Pour out your fury on the nations that do not know you…Pursue them in wrath and destroy them from under the heavens of Adonai.

I do not like to utter these sentiments. They feel contrary to what my guests and I are feeling at the seder as we near its conclusion. But right now, as I write these words, they sadly and unfortunately resonate for me.

Like you, I think a lot about what is happening in Ukraine today.

In a place where the words "horrific," "tragic" and "unspeakable" have been regularly used to describe death and destruction for the past month, it seems difficult to imagine that any single instance of brutal murder might gain special notice. However, word of the death of Borys Romanchenko in a recent Kharkiv bombing caught my attention as well as the attention of many others both inside and outside the Jewish community. Mr. Romanchenko, age 96, was a Holocaust survivor. He persevered through imprisonment in four concentration camps, including Buchenwald. For several years, Mr. Romanchenko had served on a memorial committee for Buchenwald, a site where the 77th anniversary of its liberation is to be commemorated in less than a month. "Survived Hitler, murdered by Putin," tweeted Ukraine's Foreign Minister, Dmytro Kuleba.

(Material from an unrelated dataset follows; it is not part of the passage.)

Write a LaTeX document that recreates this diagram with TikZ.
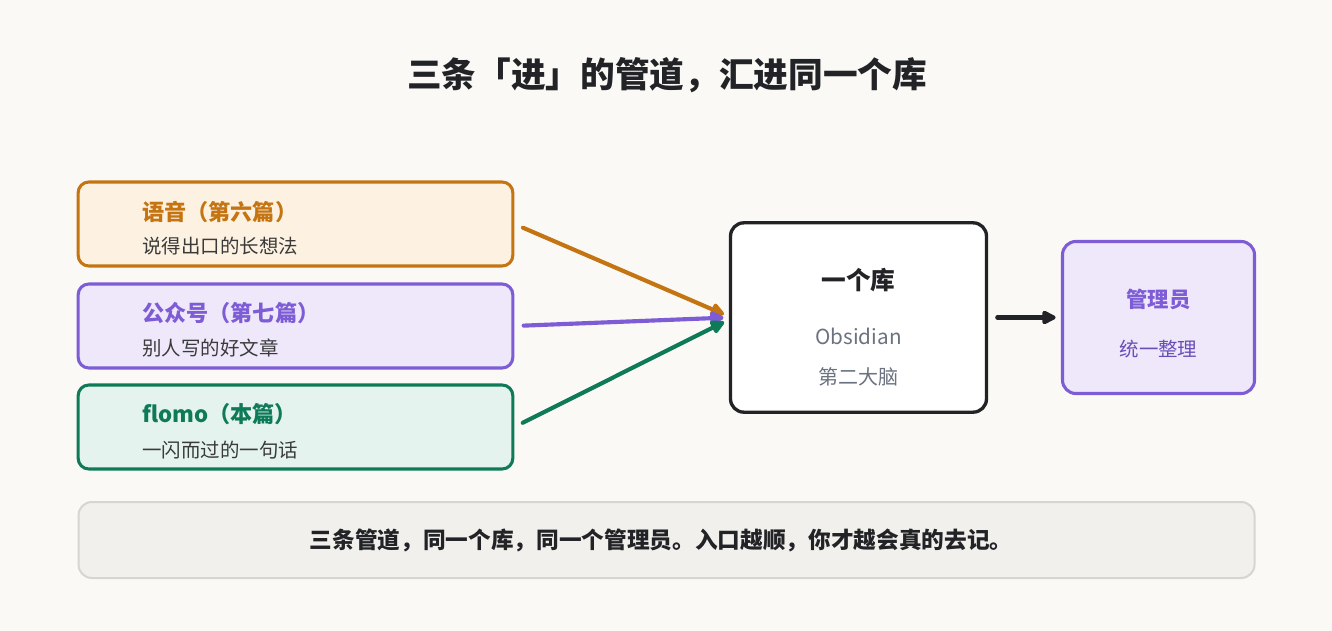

"Survived Hitler, murdered by Putin."

While Vladimir Putin did not directly murder Borys Romanchenko, he is directly responsible for his death. Putin is directly responsible for every Ukrainian who has died in recent weeks and, sadly, will die in future days. He is directly responsible for the deaths of his own soldiers who have died at the hands of Ukrainians who have valiantly defended their land.

Vladimir Putin is not a "nation." Experts can debate the culpability, perhaps indirect, of the Russian people or a segment of it.

But this year, the words "Pour out your wrath…" will resonate in a way they have seldom resonated for me. While I am not certain we will offer them at our seder, we will use their presence in the Haggadah to spark discussion of this moment.

May Elijah, who we welcome to our homes with whatever words we choose to offer, soon arrive to portend the better time and world we seek.

And may the memory of Borys Romanchenko along with other innocent Ukrainians who have perished in recent weeks, be for a blessing that encourages all of us to work toward realizing that better world.